RESENHA: História do Cerco de Lisboa - José Saramago

      O Cerco de Lisboa foi um fato histórico que aconteceu no século XII, mais precisamente no ano de 1147, e integrou o processo de Reconquista cristã da Península Ibérica. A cidade de Lisboa era então dominada pelos mouros, que contavam com os poderosos muros da cidade para defendê-los dos ataques inimigos. Diante dos muros intransponíveis, portugueses e cruzados, que haviam formado aliança, sitiaram a cidade enquanto experimentavam diferentes estratégias na tentativa de furar o bloqueio muçulmano. Depois de várias semanas, com o auxílio de torres móveis de madeira e outros aparatos de guerra, os cristãos finalmente conseguiram empreender um ataque efetivo e, se aproveitando do enfraquecimento dos mouros que devido ao cerco já sofriam com a fome e a peste, reconquistaram a cidade que viria a se tornar a capital de Portugal mais tarde, em 1255. Agora que temos alguma ideia, mesmo que vaga, do que foi o Cerco de Lisboa, podemos falar sobre o livro.


      Raimundo Silva é um revisor de textos. Ele trabalha para uma editora que tem muita confiança no seu trabalho devido ao longo tempo de serviços prestados e sua eficiência nas revisões. A confiança depositada no revisor é tanta que ao escrever um livro de história sobre o Cerco de Lisboa, o autor do livro dá a Raimundo a liberdade de revisar sua obra e entregar diretamente a editora para a impressão depois de finalizado o processo de revisão, sem necessidade de um novo aval do autor, que seria o procedimento de praxe. Diante de tal liberdade e sem um motivo aparente, Raimundo decide, por conta e risco, incluir no livro uma palavra que não constava no texto original do autor: um simples "não" no início de uma frase afirmativa. Muito mais do que alterar um contexto histórico, esse "não" terá consequências muito maiores na vida do revisor.


      Esse é um livro que possui muitas camadas. Ao mesmo tempo em que ele permite ao leitor um vislumbre de como funciona o mercado editorial e qual o papel do autor e do revisor enquanto profissionais, ele também propõe um debate sobre a veracidade daqueles que são tidos como fatos históricos e a forma como eles são relatados. Mais do que isso, Saramago levanta a importância de questionar aquilo que a sociedade muitas vezes aceita como verdade absoluta sem levantar a menor sombra de dúvida.
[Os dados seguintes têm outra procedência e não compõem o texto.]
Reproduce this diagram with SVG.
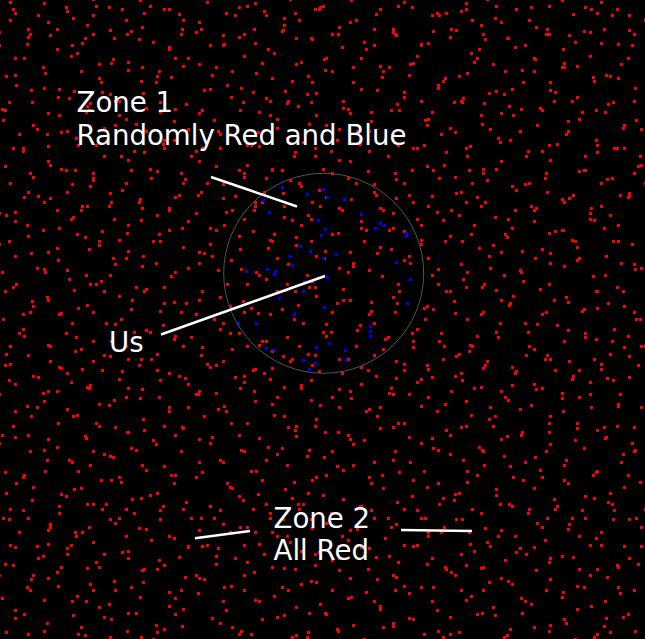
<svg xmlns="http://www.w3.org/2000/svg" width="645" height="639" viewBox="0 0 645 639">
<style>
.t{font-family:"DejaVu Sans",sans-serif;font-size:27.6px;fill:#fff}
.ptr{stroke:#fff;stroke-width:2.6;stroke-linecap:butt;fill:none}
.r{fill:#f00}
.b{fill:#00f}
</style>
<defs>
<pattern id="p1" width="151" height="139" patternUnits="userSpaceOnUse">
<path class="r" d="M12 8h3v3h-3zM47 21h3v3h-3zM95 5h3v3h-3zM130 30h3v3h-3zM71 44h3v3h-3zM23 57h3v3h-3zM110 62h3v3h-3zM140 80h3v3h-3zM58 88h3v3h-3zM8 101h3v3h-3zM88 109h3v3h-3zM125 118h3v3h-3zM36 128h3v3h-3zM66 130h3v3h-3zM101 91h3v3h-3zM143 12h3v3h-3zM29 33h3v3h-3zM80 70h3v3h-3zM118 100h3v3h-3zM47 112h3v3h-3zM5 75h3v3h-3zM92 33h3v3h-3z"/>
</pattern>
<pattern id="p2" x="37" y="51" width="173" height="163" patternUnits="userSpaceOnUse">
<path class="r" d="M5 15h3v3h-3zM33 4h3v3h-3zM61 26h3v3h-3zM90 10h3v3h-3zM121 19h3v3h-3zM150 6h3v3h-3zM166 38h3v3h-3zM20 45h3v3h-3zM48 60h3v3h-3zM77 49h3v3h-3zM105 41h3v3h-3zM137 57h3v3h-3zM9 82h3v3h-3zM40 93h3v3h-3zM66 76h3v3h-3zM98 72h3v3h-3zM126 88h3v3h-3zM158 99h3v3h-3zM28 118h3v3h-3zM55 126h3v3h-3zM83 104h3v3h-3zM112 117h3v3h-3zM145 131h3v3h-3zM12 146h3v3h-3zM44 154h3v3h-3zM72 141h3v3h-3zM101 150h3v3h-3zM131 158h3v3h-3zM163 140h3v3h-3zM88 131h3v3h-3z"/>
</pattern>
<pattern id="p3" x="83" y="19" width="197" height="181" patternUnits="userSpaceOnUse">
<path class="r" d="M3 5h3v3h-3zM30 18h3v3h-3zM58 7h3v3h-3zM85 29h3v3h-3zM112 12h3v3h-3zM140 24h3v3h-3zM170 9h3v3h-3zM190 33h3v3h-3zM15 44h3v3h-3zM44 50h3v3h-3zM72 62h3v3h-3zM99 46h3v3h-3zM128 55h3v3h-3zM157 68h3v3h-3zM182 78h3v3h-3zM6 83h3v3h-3zM35 95h3v3h-3zM62 88h3v3h-3zM90 101h3v3h-3zM118 90h3v3h-3zM146 105h3v3h-3zM174 112h3v3h-3zM22 122h3v3h-3zM50 131h3v3h-3zM79 124h3v3h-3zM107 136h3v3h-3zM136 128h3v3h-3zM163 145h3v3h-3zM188 150h3v3h-3zM9 160h3v3h-3zM38 170h3v3h-3zM67 158h3v3h-3zM95 175h3v3h-3zM123 163h3v3h-3zM151 176h3v3h-3zM180 172h3v3h-3zM26 74h3v3h-3z"/>
</pattern>
<pattern id="p4" x="121" y="97" width="211" height="199" patternUnits="userSpaceOnUse">
<path class="r" d="M10 3h3v3h-3zM38 14h3v3h-3zM64 6h3v3h-3zM92 22h3v3h-3zM121 4h3v3h-3zM148 17h3v3h-3zM176 8h3v3h-3zM204 27h3v3h-3zM24 33h3v3h-3zM52 42h3v3h-3zM80 50h3v3h-3zM108 36h3v3h-3zM137 48h3v3h-3zM165 40h3v3h-3zM193 58h3v3h-3zM6 62h3v3h-3zM35 73h3v3h-3zM63 81h3v3h-3zM94 68h3v3h-3zM122 79h3v3h-3zM150 71h3v3h-3zM179 88h3v3h-3zM18 101h3v3h-3zM47 110h3v3h-3zM76 97h3v3h-3zM104 114h3v3h-3zM133 104h3v3h-3zM162 119h3v3h-3zM198 108h3v3h-3zM5 135h3v3h-3zM31 143h3v3h-3zM60 130h3v3h-3zM88 146h3v3h-3zM117 138h3v3h-3zM146 150h3v3h-3zM174 139h3v3h-3zM202 160h3v3h-3zM20 168h3v3h-3zM49 178h3v3h-3zM77 165h3v3h-3zM105 186h3v3h-3zM134 174h3v3h-3zM163 192h3v3h-3zM190 183h3v3h-3z"/>
</pattern>
</defs>
<rect width="645" height="639" fill="#000"/>
<g id="field">
<rect width="645" height="639" fill="url(#p1)"/>
<rect width="645" height="639" fill="url(#p2)"/>
<rect width="645" height="639" fill="url(#p3)"/>
<rect width="645" height="639" fill="url(#p4)"/>
</g>
<g id="zone1-dots-blue" class="b">
<path d="M281 186h3v3h-3zM306 193h3v3h-3zM322 188h3v3h-3zM326 196h3v3h-3zM343 198h3v3h-3zM262 199h3v3h-3zM268 211h3v3h-3zM317 219h3v3h-3zM324 228h3v3h-3zM320 234h3v3h-3zM360 213h3v3h-3zM374 227h3v3h-3zM379 222h3v3h-3zM383 224h3v3h-3zM405 232h3v3h-3zM405 235h3v3h-3zM299 245h3v3h-3zM309 250h3v3h-3zM289 255h3v3h-3zM335 253h3v3h-3zM322 257h3v3h-3zM291 264h3v3h-3zM266 268h3v3h-3zM274 270h3v3h-3zM273 273h3v3h-3zM245 270h3v3h-3zM395 261h3v3h-3zM409 278h3v3h-3zM326 276h3v3h-3zM303 280h3v3h-3zM302 290h3v3h-3zM278 297h3v3h-3zM323 306h3v3h-3zM293 313h3v3h-3zM406 302h3v3h-3zM255 322h3v3h-3zM237 322h3v3h-3zM369 325h3v3h-3zM369 330h3v3h-3zM369 335h3v3h-3zM328 342h3v3h-3zM315 346h3v3h-3zM265 347h3v3h-3zM273 349h3v3h-3zM344 349h3v3h-3zM345 359h3v3h-3zM302 359h3v3h-3zM314 362h3v3h-3zM308 368h3v3h-3z"/>
</g>
<circle id="zone1-circle" cx="323.7" cy="273.3" r="100" fill="none" stroke="#555" stroke-width="1"/>
<g id="connectors">
<line class="ptr" x1="211" y1="177" x2="297" y2="206.5"/>
<line class="ptr" x1="161" y1="334.5" x2="325" y2="276"/>
<line class="ptr" x1="195" y1="538.3" x2="250" y2="531"/>
<line class="ptr" x1="401" y1="530" x2="472" y2="531"/>
</g>
<g id="label-zone1">
<text class="t" x="76.5" y="112">Zone 1</text>
<text class="t" x="76.5" y="145">Randomly Red and Blue</text>
</g>
<g id="label-us">
<text class="t" x="109" y="352">Us</text>
</g>
<g id="label-zone2">
<text class="t" x="273.5" y="528">Zone 2</text>
<text class="t" x="273.5" y="560">All Red</text>
</g>
</svg>
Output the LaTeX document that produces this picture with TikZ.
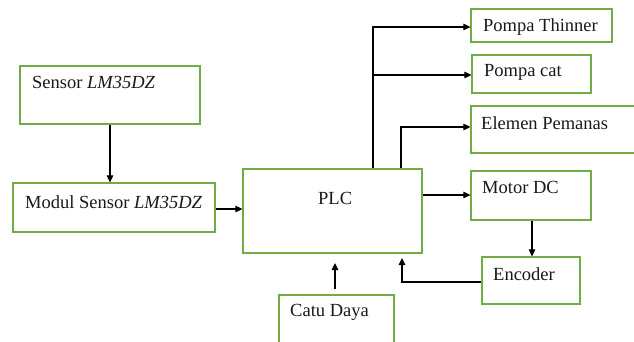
\documentclass[tikz,border=0pt]{standalone}
\usepackage{fontspec}
\setmainfont{Liberation Serif}
\usetikzlibrary{arrows.meta, positioning, calc}
\definecolor{boxgreen}{HTML}{70AD47}
\tikzset{
  arr/.style={-{Triangle[length=7pt, width=6.5pt]}, line width=1.1pt, black},
  blok/.style={rectangle, draw=boxgreen, line width=1.2pt, inner sep=0pt},
  lbl/.style={anchor=west, inner sep=0pt, font=\fontsize{18.5}{22}\selectfont, text=black!90},
}
\begin{document}
\begin{tikzpicture}[x=1pt, y=-1pt]
  \useasboundingbox (0,0) rectangle (634,342);
  \clip (0,0) rectangle (634,342);

  % Blocks
  \node[blok, minimum width=180pt, minimum height=58pt] (sensor) at (110,95) {};
  \node[blok, minimum width=202pt, minimum height=49pt] (modul) at (114,207.5) {};
  \node[blok, minimum width=179pt, minimum height=84pt] (plc) at (332.5,211) {};
  \node[blok, minimum width=141pt, minimum height=33pt] (thinner) at (541.5,25.5) {};
  \node[blok, minimum width=119pt, minimum height=38pt] (cat) at (531.5,74) {};
  \node[blok, minimum width=170pt, minimum height=47pt] (pemanas) at (556,129.5) {};
  \node[blok, minimum width=120pt, minimum height=49pt] (motor) at (531,195.5) {};
  \node[blok, minimum width=98pt, minimum height=47pt] (encoder) at (531,280.5) {};
  \node[blok, minimum width=115pt, minimum height=70pt] (catu) at (336.5,330) {};

  % Labels
  \node[lbl] (sensor-t) at (32,82) {Sensor \textit{LM35DZ}};
  \node[lbl] (modul-t) at (25,202) {Modul Sensor \textit{LM35DZ}};
  \node[lbl] (plc-t) at (318,198) {PLC};
  \node[lbl] (thinner-t) at (483,27) {Pompa Thinner};
  \node[lbl] (cat-t) at (484,72) {Pompa cat};
  \node[lbl] (pemanas-t) at (481,123) {Elemen Pemanas};
  \node[lbl] (motor-t) at (482,187) {Motor DC};
  \node[lbl] (encoder-t) at (493,274) {Encoder};
  \node[lbl] (catu-t) at (290,312) {Catu Daya};

  % Connections
  \draw[arr] (sensor.south) -- (sensor.south |- modul.north);
  \draw[arr] (modul.east |- 0,209) -- (plc.west |- 0,209);
  \draw[arr] (plc.north -| 373,0) -- (373,27) -- (thinner.west |- 0,27);
  \draw[arr] (373,75) -- (cat.west |- 0,75);
  \draw[arr] (plc.north -| 401,0) -- (401,127) -- (pemanas.west |- 0,127);
  \draw[arr] (plc.east |- 0,195) -- (motor.west |- 0,195);
  \draw[arr] (motor.south -| 532,0) -- (encoder.north -| 532,0);
  \draw[arr] (encoder.west |- 0,282) -- (402,282) -- (402,258);
  \draw[arr] (catu.north -| 335,0) ++(0,-5) -- (335,263);
\end{tikzpicture}
\end{document}
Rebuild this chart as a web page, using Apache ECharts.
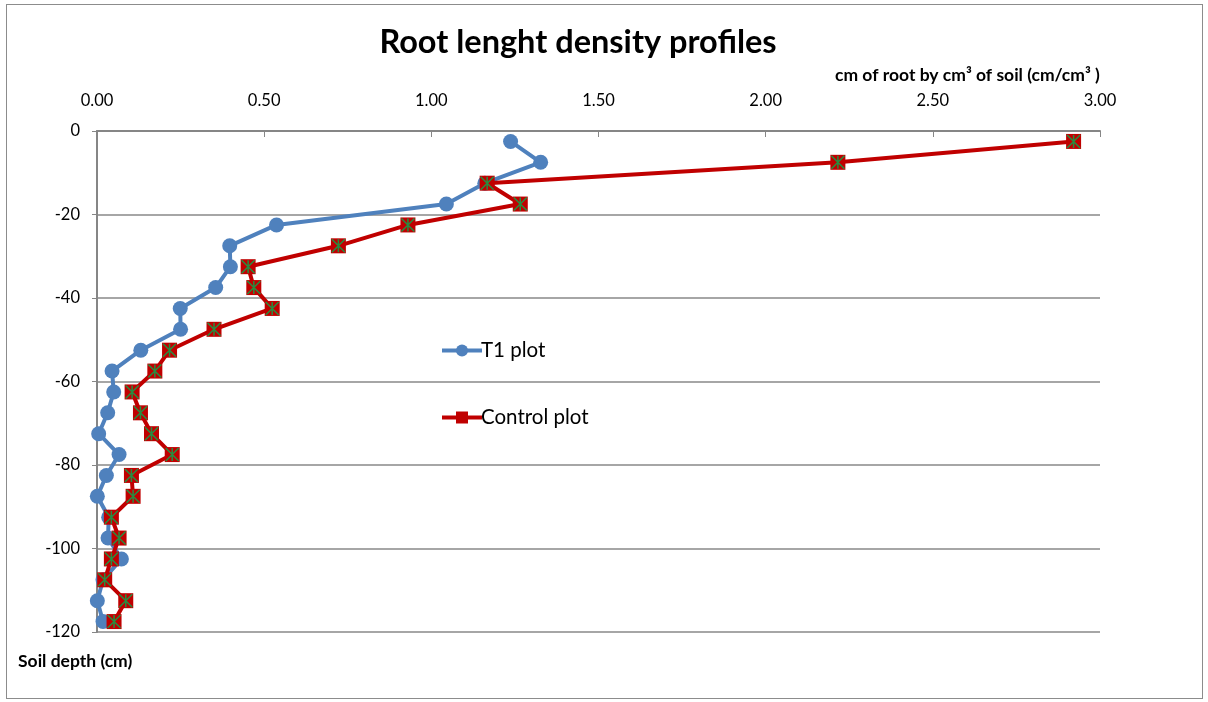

O "não" que Raimundo descaradamente inclui na "História do Cerco de Lisboa" possui muitos sentidos: é um grito de rebeldia contra a editora e todo o setor editorial, é uma bandeira de dúvida e questionamento que ele levanta diante da história e, talvez o mais instigante, é a forma que o revisor encontrou para  romper com a vida ordinária que levava até então. Raimundo era do tipo solitário que levava uma vida regrada e sem graça, comia sempre as mesmas comidas e andava sempre pelos mesmos caminhos. De repente, no auge de seus cinquenta e poucos anos, Raimundo, conformista que só, percebe que nunca é tarde para mudar. Girando em diferentes linhas narrativas, Saramago brinca com a ficção e a história da mesma forma, e com a mesma facilidade, que uma criança maneja seus brinquedos. Em "História do Cerco de Lisboa" o autor português apresenta uma proposta que não vemos todos os dias. Não diria que é um livro complexo, mas apenas diferente. Saramago já proporciona uma experiência única de leitura por si só, digamos que o que temos aqui é isso elevado ao quadrado: uma experiência "estranha" para aqueles que já estão acostumados com a "estranheza" de Saramago.